VI. Statutory and Executive Order Reviews
Under the CAA, the Administrator is required to approve a SIP
submission that complies with the provisions of the CAA and applicable
Federal regulations. 42 U.S.C. 7410(k); 40 CFR 52.02(a). Thus, in
reviewing SIP submissions, EPA's role is to approve state choices,
provided that they meet the criteria of the CAA. Accordingly, this
action merely approves state law as meeting Federal requirements and
does not impose additional requirements beyond those imposed by state
law. For that reason, this proposed action:
Is not a ``significant regulatory action'' subject to
review by the Office of Management and Budget under Executive Order
12866 (58 FR 51735, October 4, 1993);
does not impose an information collection burden under the
provisions of the Paperwork Reduction Act (44 U.S.C. 3501 et seq.);
is certified as not having a significant economic impact
on a substantial number of small entities under the Regulatory
Flexibility Act (5 U.S.C. 601 et seq.);
does not contain any unfunded mandate or significantly or
uniquely affect small governments, as described in the Unfunded
Mandates Reform Act of 1995 (Pub. L. 104-4);
does not have Federalism implications as specified in
Executive Order 13132 (64 FR 43255, August 10, 1999);
is not an economically significant regulatory action based
on health or safety risks subject to Executive Order 13045 (62 FR
19885, April 23, 1997);
is not a significant regulatory action subject to
Executive Order 13211 (66 FR 28355, May 22, 2001);
is not subject to requirements of Section 12(d) of the
National Technology Transfer and Advancement Act of 1995 (15 U.S.C. 272
note) because application of those requirements would be inconsistent
with the CAA; and
does not provide EPA with the discretionary authority to
address, as appropriate, disproportionate human health or environmental
effects, using practicable and legally permissible methods, under
Executive Order 12898 (59 FR 7629, February 16, 1994).
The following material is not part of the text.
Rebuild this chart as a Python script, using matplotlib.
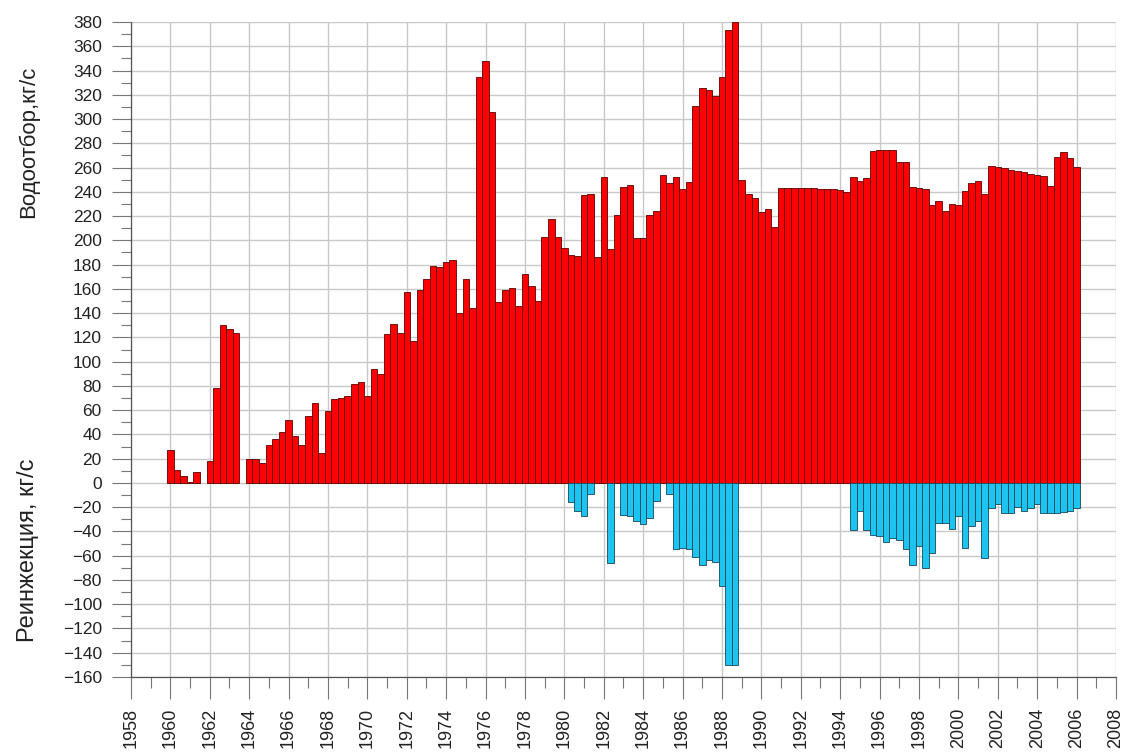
import numpy as np
import matplotlib
matplotlib.use('Agg')
import matplotlib.pyplot as plt
from matplotlib.ticker import MultipleLocator

plt.rcParams['font.family'] = ['Liberation Sans', 'DejaVu Sans']

# три значения в год, 1960 .. 2006
periods = 1960 + np.arange(139) / 3

# водоотбор, кг/с
vodootbor = [
    27, 11, 5.5,      1, 9, 0,            # 1960-61
    18, 78, 130,      127, 124, 0,        # 1962-63
    20, 20, 16.5,     31, 36, 42,         # 1964-65
    51.5, 39, 31,     55.5, 66, 25,       # 1966-67
    59, 69, 70,       72, 81.5, 83,       # 1968-69
    71.5, 94, 90,     123, 131, 124,      # 1970-71
    157, 117, 159,    168, 179, 178,      # 1972-73
    182, 184, 140,    168, 144, 335,      # 1974-75
    348, 306, 149,    159, 161, 146,      # 1976-77
    172, 162, 150,    203, 218, 203,      # 1978-79
    194, 188, 187,    237, 238, 186,      # 1980-81
    252, 193, 221,    244, 246, 202,      # 1982-83
    202, 221, 224,    254, 247, 252,      # 1984-85
    242, 248, 311,    326, 324, 319,      # 1986-87
    335, 373, 380,    250, 238, 234.5,    # 1988-89
    223, 226, 211,    243, 243, 243,      # 1990-91
    243, 243, 243,    242.5, 242, 242,    # 1992-93
    241.5, 239.5, 252, 249, 251, 274,     # 1994-95
    274.5, 274.5, 274.5, 264.5, 264.5, 244,  # 1996-97
    243.5, 242, 229,  232.5, 224, 230,    # 1998-99
    229.5, 241, 247,  249, 238.5, 261,    # 2000-01
    260.5, 259.5, 258, 257, 256, 255,     # 2002-03
    254, 253, 245,    268.5, 272.5, 267.5,  # 2004-05
    260.5,                                # 2006
]

# реинжекция, кг/с
reinjection = [0] * 60 + [
    0, -16, -23.5,    -27.5, -9, 0,       # 1980-81
    0, -66, 0,        -26.5, -27.5, -31,  # 1982-83
    -34, -29, -15,    0, -9, -54.5,       # 1984-85
    -54, -54.5, -61,  -68, -63.5, -65,    # 1986-87
    -85, -150.5, -150,                    # 1988
] + [0] * 15 + [
    0, 0, -39,        -23.5, -38.5, -43,  # 1994-95
    -44, -48.5, -45.5, -47, -54.5, -67.5, # 1996-97
    -52, -70, -58,    -33, -33, -38,      # 1998-99
    -27.5, -54, -35.5, -31.5, -61.5, -21, # 2000-01
    -17, -25, -25,    -19.5, -23, -21,    # 2002-03
    -17.5, -25, -25,  -24.5, -24, -23,    # 2004-05
    -21,                                  # 2006
]

vodootbor = np.array(vodootbor, dtype=float)
reinjection = np.array(reinjection, dtype=float)

fig = plt.figure(figsize=(11.25, 7.52), dpi=100)
ax = fig.add_axes([131 / 1125, 1 - 677 / 752, 985 / 1125, 655 / 752])

m = vodootbor != 0
ax.bar(periods[m], vodootbor[m], width=1/3, align='center',
       color='#ff0000', edgecolor='#5a0000', linewidth=0.6, zorder=3)
m = reinjection != 0
ax.bar(periods[m], reinjection[m], width=1/3, align='center',
       color='#1ec4f0', edgecolor='#16465a', linewidth=0.6, zorder=3)

ax.set_xlim(1958, 2008)
ax.set_ylim(-160, 380)
ax.xaxis.set_major_locator(MultipleLocator(2))
ax.xaxis.set_minor_locator(MultipleLocator(1))
ax.yaxis.set_major_locator(MultipleLocator(20))
ax.yaxis.set_minor_locator(MultipleLocator(10))
ax.grid(which='major', color='#c8c8c8', linewidth=1.0, zorder=0)
ax.set_axisbelow(True)

for s in ['top', 'right']:
    ax.spines[s].set_visible(False)
for s in ['left', 'bottom']:
    ax.spines[s].set_color('#555555')
    ax.spines[s].set_linewidth(0.9)

ax.tick_params(axis='x', which='major', direction='out', length=16, width=0.8,
               color='#777777', pad=6, labelsize=13, labelrotation=90)
ax.tick_params(axis='x', which='minor', direction='out', length=8, width=0.8,
               color='#777777')
ax.tick_params(axis='y', which='major', direction='out', length=14, width=0.8,
               color='#777777', pad=7, labelsize=12.5)
ax.tick_params(axis='y', which='minor', direction='out', length=7, width=0.8,
               color='#777777')
for lab in ax.get_xticklabels() + ax.get_yticklabels():
    lab.set_color('#222222')

fig.text(0.025, 1 - 142 / 752, 'Водоотбор,кг/с', rotation=90, fontsize=16,
         ha='center', va='center', color='#222222')
fig.text(0.025, 1 - 550 / 752, 'Реинжекция, кг/с', rotation=90, fontsize=17,
         ha='center', va='center', color='#222222')

fig.savefig('out.png', dpi=100, facecolor='white')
In addition, this proposed rule, which satisfies certain
infrastructure requirements of Section 110(a)(2) of the CAA for the
2010 SO2 NAAQS for the Commonwealth of Virginia, does not
have tribal implications as specified by Executive Order 13175 (65 FR
67249, November 9, 2000), because the SIP is not approved to apply in
Indian country located in the state, and EPA notes that it will not
impose substantial direct costs on tribal governments or preempt tribal
law.
List of Subjects in 40 CFR Part 52
Environmental protection, Air pollution control, Incorporation by
reference, Reporting and recordkeeping requirements, Sulfur oxides.
Authority: 42 U.S.C. 7401 et seq.
Dated: August 5, 2014.
William C. Early,
Acting, Regional Administrator, Region III.